The dissect processor has the following configuration settings:

tokenizer
The field used to define the dissection pattern. Optional convert datatype can be provided after the key using | as separator to convert the value from string to integer, long, float, double, boolean or ip.
field
(Optional) The event field to tokenize. Default is message.
target_prefix
(Optional) The name of the field where the values will be extracted. When an empty string is defined, the processor will create the keys at the root of the event. Default is dissect. When the target key already exists in the event, the processor won’t replace it and log an error; you need to either drop or rename the key before using dissect, or enable the overwrite_keys flag.
ignore_failure
(Optional) Flag to control whether the processor returns an error if the tokenizer fails to match the message field. If set to true, the processor will silently restore the original event, allowing execution of subsequent processors (if any). If set to false (default), the processor will log an error, preventing execution of other processors.
overwrite_keys
(Optional) When set to true, the processor will overwrite existing keys in the event. The default is false, which causes the processor to fail when a key already exists.
trim_values

(Optional) Enables the trimming of the extracted values. Useful to remove leading and/or trailing spaces.

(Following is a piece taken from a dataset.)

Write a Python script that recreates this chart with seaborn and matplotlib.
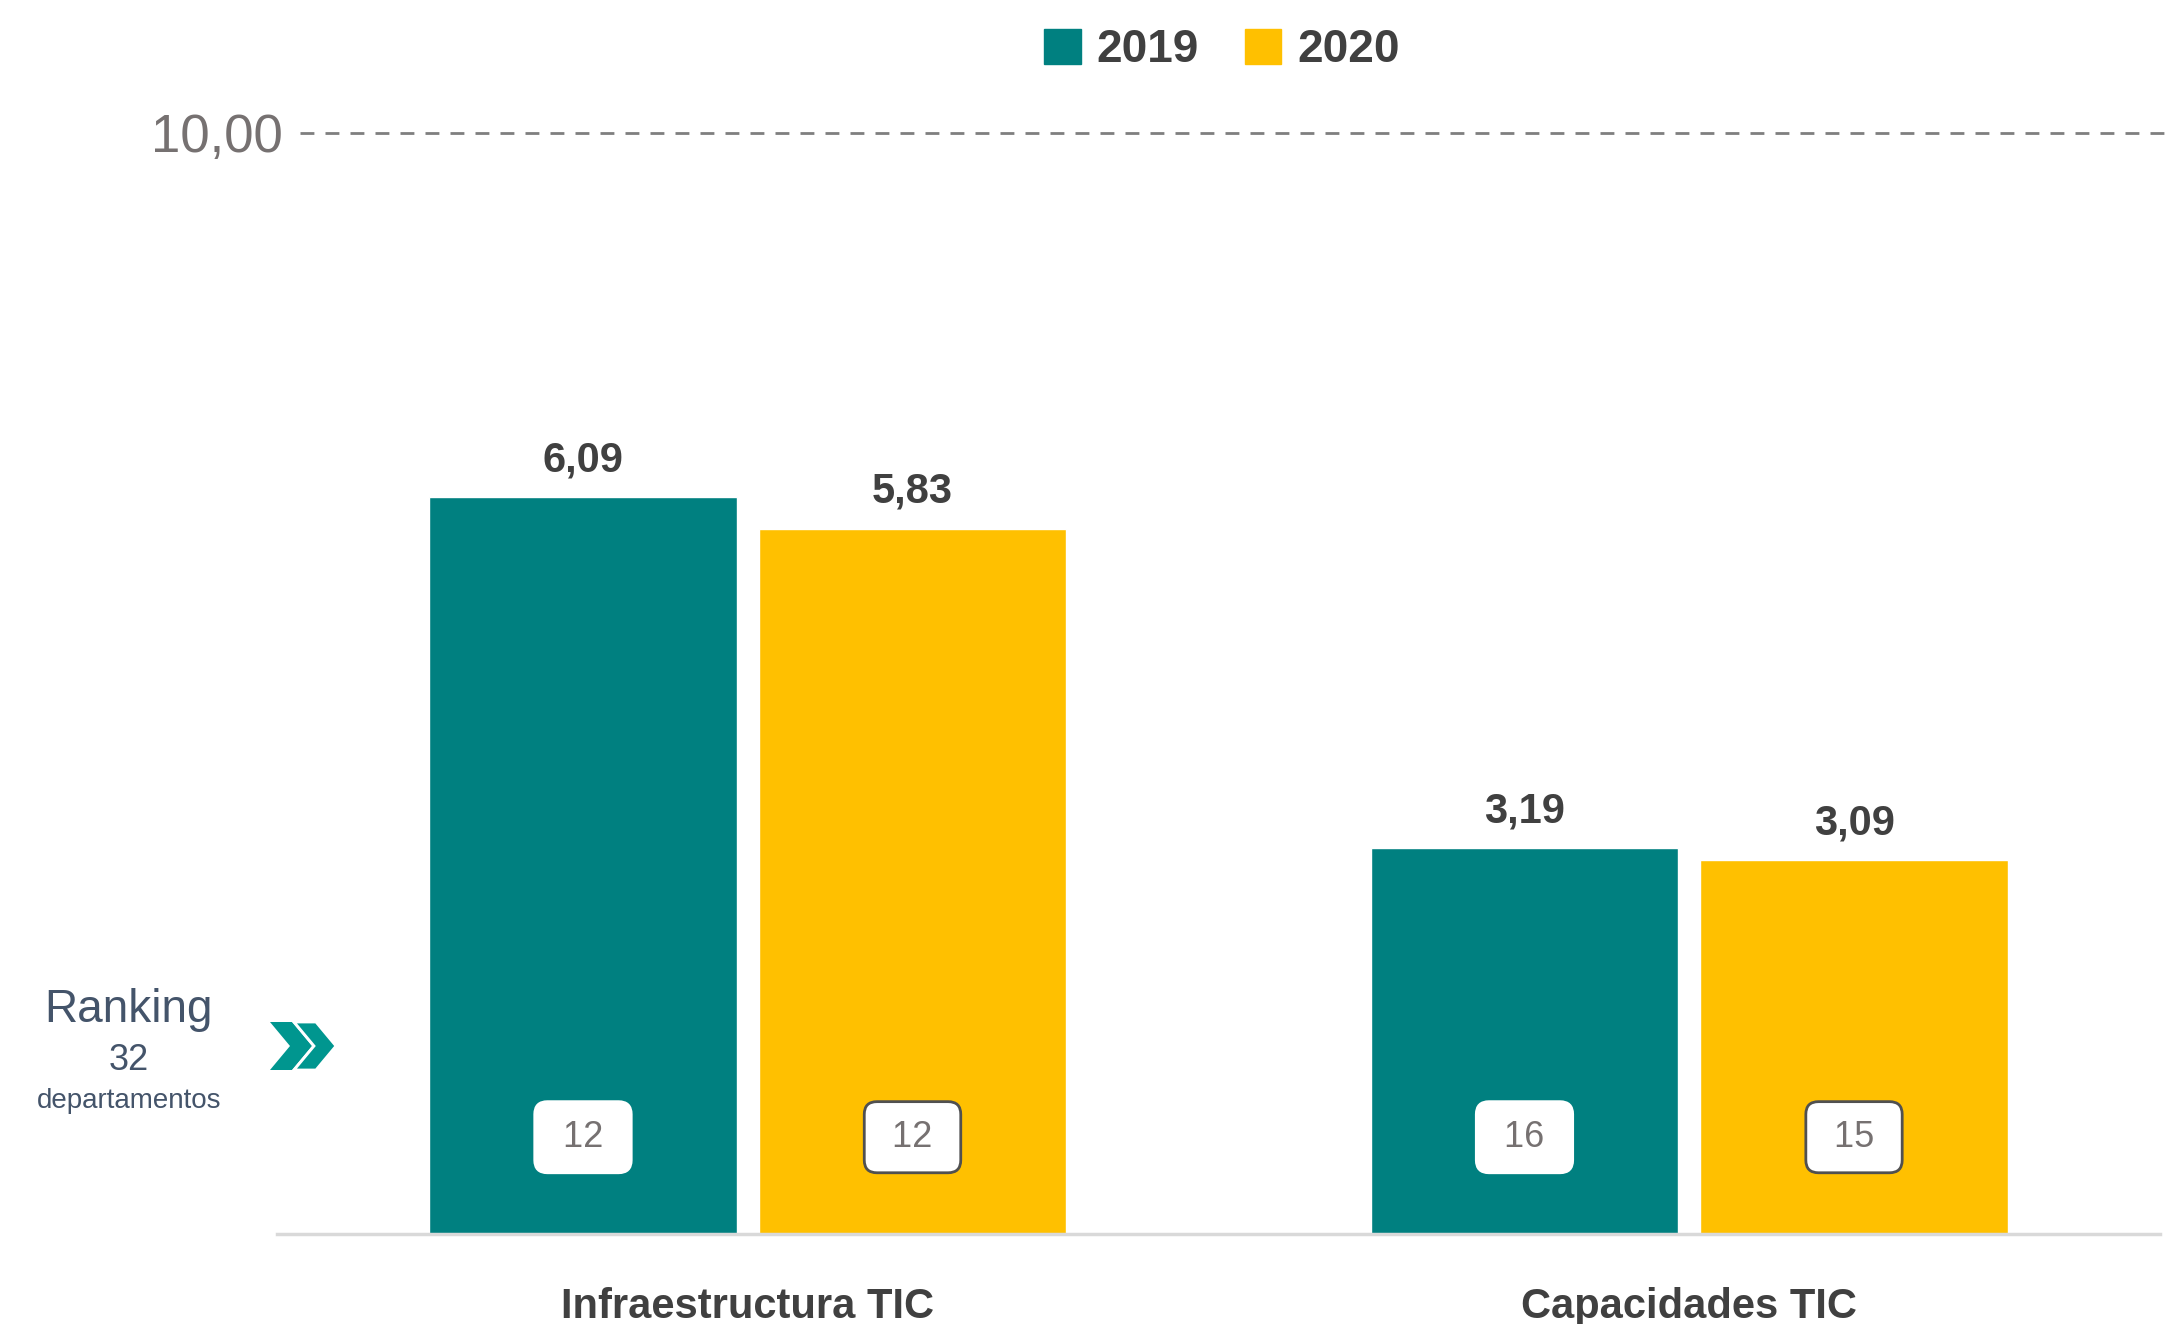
import matplotlib
matplotlib.use("Agg")
import matplotlib.pyplot as plt
import matplotlib.font_manager as fm
from matplotlib.patches import Polygon
import seaborn as sns
import pandas as pd

categories = ["Infraestructura TIC", "Capacidades TIC"]
years = ["2019", "2020"]
values_2019 = [6.09, 3.19]
values_2020 = [5.83, 3.09]
rank_2019 = [12, 16]
rank_2020 = [12, 15]
ref_label = "10,00"

df = pd.DataFrame({
    "categoria": categories * 2,
    "anio": [years[0]] * 2 + [years[1]] * 2,
    "valor": values_2019 + values_2020,
})

sns.set_theme(style="white")
names = {f.name for f in fm.fontManager.ttflist}
narrow = "Liberation Sans Narrow" if "Liberation Sans Narrow" in names else "Liberation Sans"
plt.rcParams["font.family"] = ["Liberation Sans", "DejaVu Sans"]

fig = plt.figure(figsize=(21.71, 13.24), dpi=100)
ax = fig.add_axes([277 / 2171, 1 - 1234 / 1324, (2160 - 277) / 2171, (1234 - 133) / 1324])

palette = {"2019": "#008080", "2020": "#FFC000"}
sns.barplot(data=df, x="categoria", y="valor", hue="anio", order=categories,
            hue_order=years, palette=palette, width=0.70, gap=0.067,
            saturation=1, legend=False, ax=ax)

ax.set_xlim(-0.5, 1.5)
ax.set_ylim(0, 9.1)
ax.set_xlabel("")
ax.set_ylabel("")
ax.set_yticks([])
for s in ["top", "right", "left"]:
    ax.spines[s].set_visible(False)
ax.spines["bottom"].set_color("#d9d9d9")
ax.spines["bottom"].set_linewidth(2.5)
ax.tick_params(axis="x", length=0, pad=38)
ax.set_xticks(range(len(categories)))
ax.set_xticklabels(categories, fontsize=30, fontweight="bold", color="#404040",
                   family=[narrow, "DejaVu Sans"])

# reference dashed line at the top
ax.plot([0.012, 1.006], [1, 1], transform=ax.transAxes, clip_on=False,
        color="#7f7f7f", lw=2, linestyle=(0, (5, 4)))
fig.text(283 / 2171, 1 - 138 / 1324, ref_label, ha="right", va="center",
         fontsize=38, color="#767171")

ranks = [rank_2019, rank_2020]
edges = ["white", "#505050"]
for ci, cont in enumerate(ax.containers):
    for bi, bar in enumerate(cont):
        cx = bar.get_x() + bar.get_width() / 2
        h = bar.get_height()
        ax.annotate(f"{h:.2f}".replace(".", ","), (cx, h), xytext=(0, 17),
                    textcoords="offset pixels", ha="center", va="bottom",
                    fontsize=30, fontweight="bold", color="#404040",
                    family=[narrow, "DejaVu Sans"])
        ax.text(cx, 0.80, f" {ranks[ci][bi]} ", ha="center", va="center",
                fontsize=26, color="#767171", family=[narrow, "DejaVu Sans"],
                bbox=dict(boxstyle="round,pad=0.5,rounding_size=0.35",
                          fc="white", ec=edges[ci], lw=2))

# legend
handles = [plt.Rectangle((0, 0), 1, 1, color=palette[y]) for y in years]
fig.legend(handles, years, loc="center", bbox_to_anchor=(1222 / 2171, 1 - 50 / 1324),
           ncol=2, frameon=False, handlelength=0.8, handleheight=0.8,
           handletextpad=0.35, columnspacing=1.0,
           prop=dict(size=33, weight="bold", family=["Liberation Sans", "DejaVu Sans"]),
           labelcolor="#404040")

# ranking annotation
fig.text(129 / 2171, 1 - 1010 / 1324, "Ranking", ha="center", va="center",
         fontsize=33, color="#44546a", family=[narrow, "DejaVu Sans"])
fig.text(129 / 2171, 1 - 1060 / 1324, "32", ha="center", va="center",
         fontsize=26, color="#44546a", family=[narrow, "DejaVu Sans"])
fig.text(129 / 2171, 1 - 1101 / 1324, "departamentos", ha="center", va="center",
         fontsize=20, color="#44546a", family=[narrow, "DejaVu Sans"])

def chevron(x0, ec):
    W, H = 2171, 1324
    pts = [(x0, 1022), (x0 + 22, 1022), (x0 + 42, 1046), (x0 + 22, 1070),
           (x0, 1070), (x0 + 20, 1046)]
    return Polygon([(x / W, 1 - y / H) for x, y in pts], closed=True,
                   transform=fig.transFigure, fc="#00968f", ec=ec, lw=2)

fig.patches.append(chevron(270, "none"))
fig.patches.append(chevron(294, "white"))

fig.savefig("out.png", dpi=100, facecolor="white")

Possible values are:

  • none: (default) no trimming is performed.
  • left: values are trimmed on the left (leading).
  • right: values are trimmed on the right (trailing).
  • all: values are trimmed for leading and trailing.
trim_chars
(Optional) Set of characters to trim from values, when trimming is enabled. The default is to trim the space character (" "). To trim multiple characters, simply set it to a string containing all characters to trim. For example, trim_chars: " \t" will trim spaces and/or tabs.

For tokenization to be successful, all keys must be found and extracted, if one of them cannot be found an error will be logged and no modification is done on the original event.

A key can contain any characters except reserved suffix or prefix modifiers: /,&, +, # and ?.

See Conditions for a list of supported conditions.

Dissect example

edit

For this example, imagine that an application generates the following messages:

"321 - App01 - WebServer is starting"
"321 - App01 - WebServer is up and running"
"321 - App01 - WebServer is scaling 2 pods"
"789 - App02 - Database is will be restarted in 5 minutes"
"789 - App02 - Database is up and running"
"789 - App02 - Database is refreshing tables"

Use the dissect processor to split each message into three fields, for example, service.pid, service.name and service.status:

processors:
  - dissect:
      tokenizer: '"%{service.pid|integer} - %{service.name} - %{service.status}"'
      field: "message"
      target_prefix: ""

This configuration produces fields like:

"service": {
  "pid": 321,
  "name": "App01",
  "status": "WebServer is up and running"
},

service.name is an ECS keyword field, which means that you can use it in Elasticsearch for filtering, sorting, and aggregations.

When possible, use ECS-compatible field names. For more information, see the Elastic Common Schema documentation.